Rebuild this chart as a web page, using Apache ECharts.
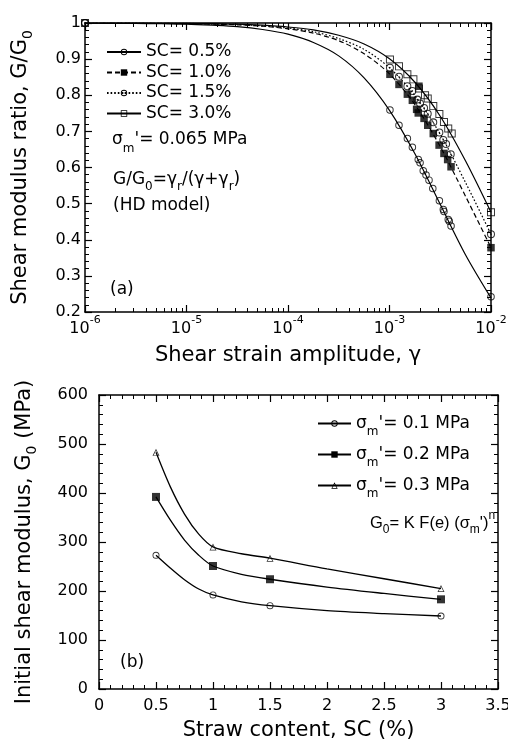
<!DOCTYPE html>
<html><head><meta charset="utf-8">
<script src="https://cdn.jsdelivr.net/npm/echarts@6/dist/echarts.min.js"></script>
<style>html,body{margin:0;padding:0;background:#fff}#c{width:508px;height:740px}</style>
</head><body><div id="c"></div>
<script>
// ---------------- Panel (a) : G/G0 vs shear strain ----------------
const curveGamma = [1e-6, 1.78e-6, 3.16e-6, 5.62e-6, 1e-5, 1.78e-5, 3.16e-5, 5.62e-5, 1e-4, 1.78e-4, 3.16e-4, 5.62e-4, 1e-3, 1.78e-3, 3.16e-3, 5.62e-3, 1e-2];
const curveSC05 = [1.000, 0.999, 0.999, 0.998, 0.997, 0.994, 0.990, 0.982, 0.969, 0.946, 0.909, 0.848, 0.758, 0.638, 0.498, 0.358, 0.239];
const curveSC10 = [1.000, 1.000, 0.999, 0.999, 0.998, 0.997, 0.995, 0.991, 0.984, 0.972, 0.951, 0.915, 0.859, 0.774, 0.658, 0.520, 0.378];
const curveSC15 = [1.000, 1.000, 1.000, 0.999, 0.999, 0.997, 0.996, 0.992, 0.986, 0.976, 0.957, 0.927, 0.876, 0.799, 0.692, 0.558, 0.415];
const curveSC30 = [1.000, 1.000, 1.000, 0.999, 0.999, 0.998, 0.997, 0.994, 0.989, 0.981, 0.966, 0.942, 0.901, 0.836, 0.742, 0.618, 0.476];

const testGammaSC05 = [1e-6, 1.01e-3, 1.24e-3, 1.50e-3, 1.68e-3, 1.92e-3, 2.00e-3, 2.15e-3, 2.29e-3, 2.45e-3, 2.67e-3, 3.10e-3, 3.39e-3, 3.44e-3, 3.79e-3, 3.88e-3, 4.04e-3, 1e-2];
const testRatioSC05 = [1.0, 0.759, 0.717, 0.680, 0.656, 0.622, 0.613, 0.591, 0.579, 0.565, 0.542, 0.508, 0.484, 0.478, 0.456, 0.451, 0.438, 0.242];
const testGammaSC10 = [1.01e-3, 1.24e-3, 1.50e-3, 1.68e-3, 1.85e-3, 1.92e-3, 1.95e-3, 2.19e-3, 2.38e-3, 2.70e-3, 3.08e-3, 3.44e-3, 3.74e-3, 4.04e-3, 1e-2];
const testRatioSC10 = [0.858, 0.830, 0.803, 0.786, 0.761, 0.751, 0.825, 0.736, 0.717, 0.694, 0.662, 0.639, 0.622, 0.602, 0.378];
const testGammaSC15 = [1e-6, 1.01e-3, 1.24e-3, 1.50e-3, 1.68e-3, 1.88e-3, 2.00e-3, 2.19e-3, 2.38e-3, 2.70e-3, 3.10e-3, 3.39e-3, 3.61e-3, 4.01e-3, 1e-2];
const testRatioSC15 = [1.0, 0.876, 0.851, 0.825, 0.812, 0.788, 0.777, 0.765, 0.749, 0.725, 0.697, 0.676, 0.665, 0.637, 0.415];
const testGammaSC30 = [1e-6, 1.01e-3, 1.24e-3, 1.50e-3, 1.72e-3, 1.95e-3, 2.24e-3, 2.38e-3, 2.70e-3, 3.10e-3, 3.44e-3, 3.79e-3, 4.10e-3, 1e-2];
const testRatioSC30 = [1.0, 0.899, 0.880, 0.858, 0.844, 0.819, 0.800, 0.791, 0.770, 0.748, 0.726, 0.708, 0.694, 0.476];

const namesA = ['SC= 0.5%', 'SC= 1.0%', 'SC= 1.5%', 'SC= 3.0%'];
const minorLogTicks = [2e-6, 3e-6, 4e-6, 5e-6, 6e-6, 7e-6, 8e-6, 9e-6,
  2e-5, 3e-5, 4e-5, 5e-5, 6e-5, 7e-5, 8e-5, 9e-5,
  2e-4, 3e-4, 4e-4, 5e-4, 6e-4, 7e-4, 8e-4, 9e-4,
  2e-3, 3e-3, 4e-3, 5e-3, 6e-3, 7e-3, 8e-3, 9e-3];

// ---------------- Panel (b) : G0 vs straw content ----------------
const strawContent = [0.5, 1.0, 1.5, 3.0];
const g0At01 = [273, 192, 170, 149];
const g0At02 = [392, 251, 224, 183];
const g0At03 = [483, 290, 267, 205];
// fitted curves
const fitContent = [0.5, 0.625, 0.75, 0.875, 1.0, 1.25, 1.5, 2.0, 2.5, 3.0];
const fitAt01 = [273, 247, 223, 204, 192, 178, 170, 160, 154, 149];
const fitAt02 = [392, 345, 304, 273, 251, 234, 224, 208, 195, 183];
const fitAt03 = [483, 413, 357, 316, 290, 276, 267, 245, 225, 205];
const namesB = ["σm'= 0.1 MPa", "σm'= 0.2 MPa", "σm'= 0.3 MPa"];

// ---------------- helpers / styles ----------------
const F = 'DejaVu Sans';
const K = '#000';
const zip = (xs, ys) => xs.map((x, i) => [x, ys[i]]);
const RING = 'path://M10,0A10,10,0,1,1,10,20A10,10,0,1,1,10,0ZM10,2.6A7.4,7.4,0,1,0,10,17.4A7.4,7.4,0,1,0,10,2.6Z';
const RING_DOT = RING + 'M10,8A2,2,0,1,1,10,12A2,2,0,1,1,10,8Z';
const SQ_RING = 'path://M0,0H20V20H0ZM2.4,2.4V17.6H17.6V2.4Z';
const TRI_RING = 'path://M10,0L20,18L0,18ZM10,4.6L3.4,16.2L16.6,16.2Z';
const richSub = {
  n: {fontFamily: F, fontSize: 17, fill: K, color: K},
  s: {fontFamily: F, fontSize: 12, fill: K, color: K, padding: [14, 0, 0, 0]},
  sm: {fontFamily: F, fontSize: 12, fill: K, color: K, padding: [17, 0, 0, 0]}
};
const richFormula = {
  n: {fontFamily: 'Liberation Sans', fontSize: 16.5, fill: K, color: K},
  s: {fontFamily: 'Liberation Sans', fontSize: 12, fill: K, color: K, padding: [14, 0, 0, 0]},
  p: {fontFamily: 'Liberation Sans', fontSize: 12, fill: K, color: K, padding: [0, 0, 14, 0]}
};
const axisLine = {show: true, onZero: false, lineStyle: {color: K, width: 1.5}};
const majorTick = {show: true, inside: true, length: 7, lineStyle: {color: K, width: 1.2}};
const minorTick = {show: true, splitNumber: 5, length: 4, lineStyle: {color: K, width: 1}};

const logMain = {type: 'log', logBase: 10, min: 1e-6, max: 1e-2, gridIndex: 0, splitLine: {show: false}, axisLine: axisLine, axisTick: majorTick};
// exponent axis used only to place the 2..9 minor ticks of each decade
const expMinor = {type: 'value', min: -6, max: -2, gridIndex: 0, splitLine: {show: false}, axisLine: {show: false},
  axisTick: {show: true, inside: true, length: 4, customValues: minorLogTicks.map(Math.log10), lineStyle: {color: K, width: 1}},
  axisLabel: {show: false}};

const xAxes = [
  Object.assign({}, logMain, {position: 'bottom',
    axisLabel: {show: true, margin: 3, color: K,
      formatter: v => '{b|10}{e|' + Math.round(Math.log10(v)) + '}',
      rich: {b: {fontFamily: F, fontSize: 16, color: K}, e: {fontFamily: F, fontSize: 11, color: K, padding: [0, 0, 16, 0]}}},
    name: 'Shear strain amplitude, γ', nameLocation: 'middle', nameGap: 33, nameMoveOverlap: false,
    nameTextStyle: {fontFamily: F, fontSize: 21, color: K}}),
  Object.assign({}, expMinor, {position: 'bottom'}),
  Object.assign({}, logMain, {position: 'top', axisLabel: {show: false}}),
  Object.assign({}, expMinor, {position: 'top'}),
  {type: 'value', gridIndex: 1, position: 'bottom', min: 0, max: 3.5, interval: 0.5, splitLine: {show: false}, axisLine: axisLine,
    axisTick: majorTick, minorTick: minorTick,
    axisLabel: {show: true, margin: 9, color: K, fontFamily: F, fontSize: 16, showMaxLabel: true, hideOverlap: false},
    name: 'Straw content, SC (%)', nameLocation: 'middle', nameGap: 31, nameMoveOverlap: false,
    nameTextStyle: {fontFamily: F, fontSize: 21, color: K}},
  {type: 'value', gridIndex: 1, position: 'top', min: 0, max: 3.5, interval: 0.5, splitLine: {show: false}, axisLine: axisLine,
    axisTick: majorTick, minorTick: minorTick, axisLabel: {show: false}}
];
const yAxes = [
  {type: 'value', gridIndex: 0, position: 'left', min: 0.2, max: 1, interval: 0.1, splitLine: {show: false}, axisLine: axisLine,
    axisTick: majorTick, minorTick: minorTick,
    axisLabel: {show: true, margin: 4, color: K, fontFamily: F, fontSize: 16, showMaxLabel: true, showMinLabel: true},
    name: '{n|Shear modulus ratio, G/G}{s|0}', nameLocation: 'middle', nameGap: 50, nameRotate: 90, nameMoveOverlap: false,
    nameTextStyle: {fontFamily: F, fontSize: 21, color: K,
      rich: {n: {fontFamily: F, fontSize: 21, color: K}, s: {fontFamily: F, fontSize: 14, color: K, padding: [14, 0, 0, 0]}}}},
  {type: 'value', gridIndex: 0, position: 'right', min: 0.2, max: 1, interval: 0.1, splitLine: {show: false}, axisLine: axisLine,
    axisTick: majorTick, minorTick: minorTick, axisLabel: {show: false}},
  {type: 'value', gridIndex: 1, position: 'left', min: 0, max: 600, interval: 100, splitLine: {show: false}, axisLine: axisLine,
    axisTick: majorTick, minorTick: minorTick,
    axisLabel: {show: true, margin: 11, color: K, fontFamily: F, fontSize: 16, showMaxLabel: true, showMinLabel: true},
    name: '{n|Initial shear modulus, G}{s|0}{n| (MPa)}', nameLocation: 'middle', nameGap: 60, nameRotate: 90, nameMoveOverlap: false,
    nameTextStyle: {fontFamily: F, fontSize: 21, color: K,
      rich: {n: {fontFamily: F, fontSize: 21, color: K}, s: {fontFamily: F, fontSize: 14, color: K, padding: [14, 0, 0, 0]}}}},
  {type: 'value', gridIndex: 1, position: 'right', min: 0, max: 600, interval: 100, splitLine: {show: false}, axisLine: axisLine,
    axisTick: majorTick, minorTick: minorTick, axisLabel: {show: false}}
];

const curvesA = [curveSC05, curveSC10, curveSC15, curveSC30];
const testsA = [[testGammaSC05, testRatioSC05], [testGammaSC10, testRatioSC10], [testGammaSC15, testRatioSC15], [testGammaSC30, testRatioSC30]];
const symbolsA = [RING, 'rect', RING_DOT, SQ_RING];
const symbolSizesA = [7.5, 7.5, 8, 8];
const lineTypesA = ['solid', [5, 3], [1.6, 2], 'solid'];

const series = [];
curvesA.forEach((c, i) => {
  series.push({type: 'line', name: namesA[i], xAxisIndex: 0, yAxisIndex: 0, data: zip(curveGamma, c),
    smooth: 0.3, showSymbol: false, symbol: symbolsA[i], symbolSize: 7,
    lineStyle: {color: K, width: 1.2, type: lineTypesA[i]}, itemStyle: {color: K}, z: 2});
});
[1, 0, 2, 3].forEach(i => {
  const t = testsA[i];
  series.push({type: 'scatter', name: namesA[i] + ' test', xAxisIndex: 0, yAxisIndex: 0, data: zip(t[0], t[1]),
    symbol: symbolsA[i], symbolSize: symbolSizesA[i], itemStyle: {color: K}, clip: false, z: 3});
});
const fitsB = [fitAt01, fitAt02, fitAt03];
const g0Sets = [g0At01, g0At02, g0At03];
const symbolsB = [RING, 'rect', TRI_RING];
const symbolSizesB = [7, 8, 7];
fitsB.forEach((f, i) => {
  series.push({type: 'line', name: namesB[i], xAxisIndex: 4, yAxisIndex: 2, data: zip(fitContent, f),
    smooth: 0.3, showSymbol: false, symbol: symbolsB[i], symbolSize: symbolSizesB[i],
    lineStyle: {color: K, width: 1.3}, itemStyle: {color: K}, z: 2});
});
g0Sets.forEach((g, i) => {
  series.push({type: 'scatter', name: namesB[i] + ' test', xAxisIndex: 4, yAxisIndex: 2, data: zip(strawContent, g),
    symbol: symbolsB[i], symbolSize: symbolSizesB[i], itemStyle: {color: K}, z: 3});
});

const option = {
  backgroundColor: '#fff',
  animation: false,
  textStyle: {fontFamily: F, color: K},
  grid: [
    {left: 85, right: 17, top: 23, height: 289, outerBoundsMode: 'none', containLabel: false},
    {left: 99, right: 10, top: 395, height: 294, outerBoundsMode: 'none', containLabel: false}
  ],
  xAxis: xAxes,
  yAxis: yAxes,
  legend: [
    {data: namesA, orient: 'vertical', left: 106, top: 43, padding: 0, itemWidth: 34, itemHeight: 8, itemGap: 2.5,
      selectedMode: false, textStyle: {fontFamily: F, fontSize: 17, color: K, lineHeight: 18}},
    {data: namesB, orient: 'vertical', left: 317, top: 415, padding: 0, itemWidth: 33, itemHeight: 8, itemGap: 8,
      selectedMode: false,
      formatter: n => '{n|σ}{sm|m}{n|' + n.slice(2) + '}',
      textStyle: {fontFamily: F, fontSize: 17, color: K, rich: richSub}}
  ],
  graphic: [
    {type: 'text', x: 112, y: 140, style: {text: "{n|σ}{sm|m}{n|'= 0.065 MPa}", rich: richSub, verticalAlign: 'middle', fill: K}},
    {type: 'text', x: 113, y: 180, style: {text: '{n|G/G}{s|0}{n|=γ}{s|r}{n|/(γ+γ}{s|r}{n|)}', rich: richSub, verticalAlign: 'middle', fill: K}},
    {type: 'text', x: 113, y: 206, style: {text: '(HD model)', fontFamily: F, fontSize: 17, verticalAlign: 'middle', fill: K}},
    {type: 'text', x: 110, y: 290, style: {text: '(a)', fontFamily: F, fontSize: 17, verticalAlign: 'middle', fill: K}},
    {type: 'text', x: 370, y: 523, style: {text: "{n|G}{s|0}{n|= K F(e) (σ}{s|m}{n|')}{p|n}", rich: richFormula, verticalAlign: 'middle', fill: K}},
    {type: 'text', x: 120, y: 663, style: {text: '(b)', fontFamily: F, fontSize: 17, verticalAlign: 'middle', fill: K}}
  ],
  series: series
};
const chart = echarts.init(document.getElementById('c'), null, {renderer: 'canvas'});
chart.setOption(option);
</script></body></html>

--- WHAT TO DO ---
Begin at the first line of the data above and repeat each line exactly, stopping after the line containing "0.742, 0.618, 0.476];". Omit the pictures.

--- ANSWER FOR THE TASK ---
Rebuild this chart as a web page, using Apache ECharts.
<!DOCTYPE html>
<html><head><meta charset="utf-8">
<script src="https://cdn.jsdelivr.net/npm/echarts@6/dist/echarts.min.js"></script>
<style>html,body{margin:0;padding:0;background:#fff}#c{width:508px;height:740px}</style>
</head><body><div id="c"></div>
<script>
// ---------------- Panel (a) : G/G0 vs shear strain ----------------
const curveGamma = [1e-6, 1.78e-6, 3.16e-6, 5.62e-6, 1e-5, 1.78e-5, 3.16e-5, 5.62e-5, 1e-4, 1.78e-4, 3.16e-4, 5.62e-4, 1e-3, 1.78e-3, 3.16e-3, 5.62e-3, 1e-2];
const curveSC05 = [1.000, 0.999, 0.999, 0.998, 0.997, 0.994, 0.990, 0.982, 0.969, 0.946, 0.909, 0.848, 0.758, 0.638, 0.498, 0.358, 0.239];
const curveSC10 = [1.000, 1.000, 0.999, 0.999, 0.998, 0.997, 0.995, 0.991, 0.984, 0.972, 0.951, 0.915, 0.859, 0.774, 0.658, 0.520, 0.378];
const curveSC15 = [1.000, 1.000, 1.000, 0.999, 0.999, 0.997, 0.996, 0.992, 0.986, 0.976, 0.957, 0.927, 0.876, 0.799, 0.692, 0.558, 0.415];
const curveSC30 = [1.000, 1.000, 1.000, 0.999, 0.999, 0.998, 0.997, 0.994, 0.989, 0.981, 0.966, 0.942, 0.901, 0.836, 0.742, 0.618, 0.476];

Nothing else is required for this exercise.